Task instructions:
Omit all images, then return the remaining material exactly as it stands.
----- Data
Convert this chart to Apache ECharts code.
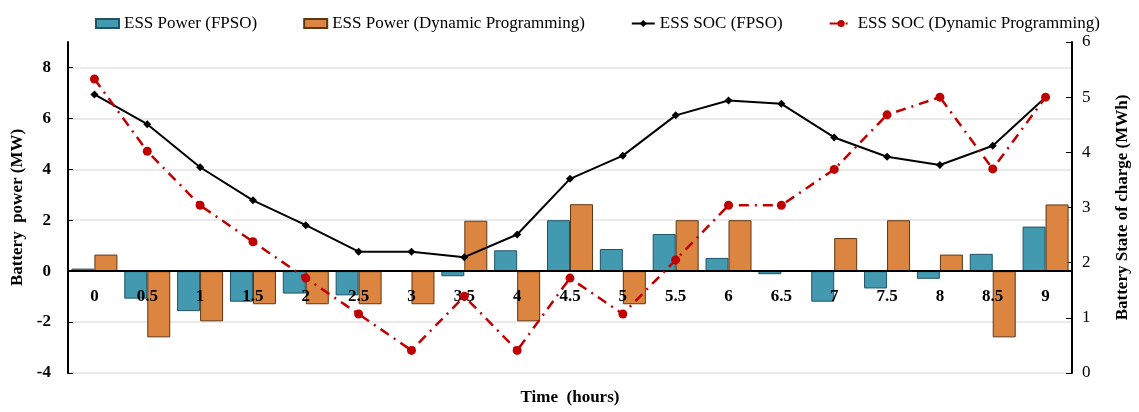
<!DOCTYPE html>
<html>
<head>
<meta charset="utf-8">
<script src="https://cdn.jsdelivr.net/npm/echarts@6/dist/echarts.min.js"></script>
<style>
  html, body { margin: 0; padding: 0; background: #fff; }
  #chart { width: 1139px; height: 412px; }
</style>
</head>
<body>
<div id="chart"></div>
<script>
// time steps (hours)
var hours = ['0', '0.5', '1', '1.5', '2', '2.5', '3', '3.5', '4', '4.5', '5', '5.5', '6', '6.5', '7', '7.5', '8', '8.5', '9'];
// battery power (MW)
var powerFPSO = [0.1, -1.08, -1.57, -1.2, -0.88, -0.95, 0, -0.2, 0.82, 2.0, 0.87, 1.46, 0.52, -0.12, -1.2, -0.68, -0.3, 0.68, 1.75];
var powerDP = [0.65, -2.6, -1.97, -1.3, -1.3, -1.3, -1.3, 1.98, -1.97, 2.63, -1.3, 2.0, 2.0, 0, 1.3, 2.0, 0.65, -2.6, 2.62];
// state of charge (MWh)
var socFPSO = [5.05, 4.51, 3.73, 3.13, 2.68, 2.2, 2.2, 2.1, 2.51, 3.52, 3.94, 4.67, 4.94, 4.88, 4.27, 3.92, 3.77, 4.12, 5.0];
var socDP = [5.33, 4.02, 3.04, 2.38, 1.72, 1.07, 0.41, 1.39, 0.41, 1.72, 1.07, 2.05, 3.04, 3.04, 3.69, 4.68, 5.0, 3.7, 5.0];

var serif = 'Liberation Serif';
var chart = echarts.init(document.getElementById('chart'));
var option = {
  textStyle: { fontFamily: serif },
  legend: {
    top: 10,
    left: 90,
    itemGap: 46,
    itemWidth: 23,
    itemHeight: 9,
    textStyle: { fontFamily: serif, fontSize: 17, color: '#000' },
    data: [
      { name: 'ESS Power (FPSO)', icon: 'rect' },
      { name: 'ESS Power (Dynamic Programming)', icon: 'rect' },
      'ESS SOC (FPSO)',
      'ESS SOC (Dynamic Programming)'
    ]
  },
  grid: { left: 68, right: 67, top: 42, bottom: 39, outerBoundsMode: 'none' },
  xAxis: {
    type: 'category',
    data: hours,
    z: 5,
    // axis sits on the zero of the power axis: (0 - (-4)) / 13 of the plot height
    offset: -102,
    name: 'Time  (hours)',
    nameLocation: 'middle',
    nameGap: 118,
    nameTextStyle: { fontFamily: serif, fontSize: 17, fontWeight: 'bold', color: '#000' },
    axisLine: { onZero: false, lineStyle: { color: '#000', width: 2 } },
    axisTick: { inside: true, length: 5, lineStyle: { color: '#000' } },
    axisLabel: { margin: 17, fontFamily: serif, fontSize: 17, fontWeight: 'bold', color: '#000' }
  },
  yAxis: [
    {
      type: 'value',
      min: -4,
      max: 9,
      interval: 2,
      name: 'Battery  power (MW)',
      nameLocation: 'middle',
      nameGap: 38,
      nameTextStyle: { fontFamily: serif, fontSize: 17, fontWeight: 'bold', color: '#000' },
      axisLine: { show: true, lineStyle: { color: '#000', width: 2 } },
      axisTick: { show: true, inside: true, length: 5, lineStyle: { color: '#000' } },
      axisLabel: { showMaxLabel: false, margin: 17, fontFamily: serif, fontSize: 17, fontWeight: 'bold', color: '#000' },
      splitLine: { show: true, showMaxLine: false, lineStyle: { color: '#e3e3e3', width: 1.5 } }
    },
    {
      type: 'value',
      min: 0,
      max: 6,
      interval: 1,
      name: 'Battery State of charge (MWh)',
      nameLocation: 'middle',
      nameGap: 42,
      nameTextStyle: { fontFamily: serif, fontSize: 17, fontWeight: 'bold', color: '#000' },
      axisLine: { show: true, lineStyle: { color: '#000', width: 2 } },
      axisTick: { show: true, inside: true, length: 6, lineStyle: { color: '#000' } },
      axisLabel: { margin: 10, fontFamily: serif, fontSize: 17, color: '#000' },
      splitLine: { show: false }
    }
  ],
  series: [
    {
      name: 'ESS Power (FPSO)',
      type: 'bar',
      yAxisIndex: 0,
      data: powerFPSO,
      barGap: '0%',
      barCategoryGap: '13%',
      itemStyle: { color: '#4399b0', borderColor: '#1f5563', borderWidth: 1 }
    },
    {
      name: 'ESS Power (Dynamic Programming)',
      type: 'bar',
      yAxisIndex: 0,
      data: powerDP,
      itemStyle: { color: '#dc8541', borderColor: '#5e3614', borderWidth: 1 }
    },
    {
      name: 'ESS SOC (FPSO)',
      type: 'line',
      yAxisIndex: 1,
      z: 6,
      data: socFPSO,
      symbol: 'diamond',
      symbolSize: 8,
      lineStyle: { color: '#000', width: 2 },
      itemStyle: { color: '#000' }
    },
    {
      name: 'ESS SOC (Dynamic Programming)',
      type: 'line',
      yAxisIndex: 1,
      z: 6,
      data: socDP,
      symbol: 'circle',
      symbolSize: 9,
      lineStyle: { color: '#c00000', width: 2.5, type: [10, 6, 2, 6] },
      itemStyle: { color: '#c00000' }
    }
  ]
};
chart.setOption(option);
</script>
</body>
</html>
----------
Final result:
Convert this chart to Apache ECharts code.
<!DOCTYPE html>
<html>
<head>
<meta charset="utf-8">
<script src="https://cdn.jsdelivr.net/npm/echarts@6/dist/echarts.min.js"></script>
<style>
  html, body { margin: 0; padding: 0; background: #fff; }
  #chart { width: 1139px; height: 412px; }
</style>
</head>
<body>
<div id="chart"></div>
<script>
// time steps (hours)
var hours = ['0', '0.5', '1', '1.5', '2', '2.5', '3', '3.5', '4', '4.5', '5', '5.5', '6', '6.5', '7', '7.5', '8', '8.5', '9'];
// battery power (MW)
var powerFPSO = [0.1, -1.08, -1.57, -1.2, -0.88, -0.95, 0, -0.2, 0.82, 2.0, 0.87, 1.46, 0.52, -0.12, -1.2, -0.68, -0.3, 0.68, 1.75];
var powerDP = [0.65, -2.6, -1.97, -1.3, -1.3, -1.3, -1.3, 1.98, -1.97, 2.63, -1.3, 2.0, 2.0, 0, 1.3, 2.0, 0.65, -2.6, 2.62];
// state of charge (MWh)
var socFPSO = [5.05, 4.51, 3.73, 3.13, 2.68, 2.2, 2.2, 2.1, 2.51, 3.52, 3.94, 4.67, 4.94, 4.88, 4.27, 3.92, 3.77, 4.12, 5.0];
var socDP = [5.33, 4.02, 3.04, 2.38, 1.72, 1.07, 0.41, 1.39, 0.41, 1.72, 1.07, 2.05, 3.04, 3.04, 3.69, 4.68, 5.0, 3.7, 5.0];

var serif = 'Liberation Serif';
var chart = echarts.init(document.getElementById('chart'));
var option = {
  textStyle: { fontFamily: serif },
  legend: {
    top: 10,
    left: 90,
    itemGap: 46,
    itemWidth: 23,
    itemHeight: 9,
    textStyle: { fontFamily: serif, fontSize: 17, color: '#000' },
    data: [
      { name: 'ESS Power (FPSO)', icon: 'rect' },
      { name: 'ESS Power (Dynamic Programming)', icon: 'rect' },
      'ESS SOC (FPSO)',
      'ESS SOC (Dynamic Programming)'
    ]
  },
  grid: { left: 68, right: 67, top: 42, bottom: 39, outerBoundsMode: 'none' },
  xAxis: {
    type: 'category',
    data: hours,
    z: 5,
    // axis sits on the zero of the power axis: (0 - (-4)) / 13 of the plot height
    offset: -102,
    name: 'Time  (hours)',
    nameLocation: 'middle',
    nameGap: 118,
    nameTextStyle: { fontFamily: serif, fontSize: 17, fontWeight: 'bold', color: '#000' },
    axisLine: { onZero: false, lineStyle: { color: '#000', width: 2 } },
    axisTick: { inside: true, length: 5, lineStyle: { color: '#000' } },
    axisLabel: { margin: 17, fontFamily: serif, fontSize: 17, fontWeight: 'bold', color: '#000' }
  },
  yAxis: [
    {
      type: 'value',
      min: -4,
      max: 9,
      interval: 2,
      name: 'Battery  power (MW)',
      nameLocation: 'middle',
      nameGap: 38,
      nameTextStyle: { fontFamily: serif, fontSize: 17, fontWeight: 'bold', color: '#000' },
      axisLine: { show: true, lineStyle: { color: '#000', width: 2 } },
      axisTick: { show: true, inside: true, length: 5, lineStyle: { color: '#000' } },
      axisLabel: { showMaxLabel: false, margin: 17, fontFamily: serif, fontSize: 17, fontWeight: 'bold', color: '#000' },
      splitLine: { show: true, showMaxLine: false, lineStyle: { color: '#e3e3e3', width: 1.5 } }
    },
    {
      type: 'value',
      min: 0,
      max: 6,
      interval: 1,
      name: 'Battery State of charge (MWh)',
      nameLocation: 'middle',
      nameGap: 42,
      nameTextStyle: { fontFamily: serif, fontSize: 17, fontWeight: 'bold', color: '#000' },
      axisLine: { show: true, lineStyle: { color: '#000', width: 2 } },
      axisTick: { show: true, inside: true, length: 6, lineStyle: { color: '#000' } },
      axisLabel: { margin: 10, fontFamily: serif, fontSize: 17, color: '#000' },
      splitLine: { show: false }
    }
  ],
  series: [
    {
      name: 'ESS Power (FPSO)',
      type: 'bar',
      yAxisIndex: 0,
      data: powerFPSO,
      barGap: '0%',
      barCategoryGap: '13%',
      itemStyle: { color: '#4399b0', borderColor: '#1f5563', borderWidth: 1 }
    },
    {
      name: 'ESS Power (Dynamic Programming)',
      type: 'bar',
      yAxisIndex: 0,
      data: powerDP,
      itemStyle: { color: '#dc8541', borderColor: '#5e3614', borderWidth: 1 }
    },
    {
      name: 'ESS SOC (FPSO)',
      type: 'line',
      yAxisIndex: 1,
      z: 6,
      data: socFPSO,
      symbol: 'diamond',
      symbolSize: 8,
      lineStyle: { color: '#000', width: 2 },
      itemStyle: { color: '#000' }
    },
    {
      name: 'ESS SOC (Dynamic Programming)',
      type: 'line',
      yAxisIndex: 1,
      z: 6,
      data: socDP,
      symbol: 'circle',
      symbolSize: 9,
      lineStyle: { color: '#c00000', width: 2.5, type: [10, 6, 2, 6] },
      itemStyle: { color: '#c00000' }
    }
  ]
};
chart.setOption(option);
</script>
</body>
</html>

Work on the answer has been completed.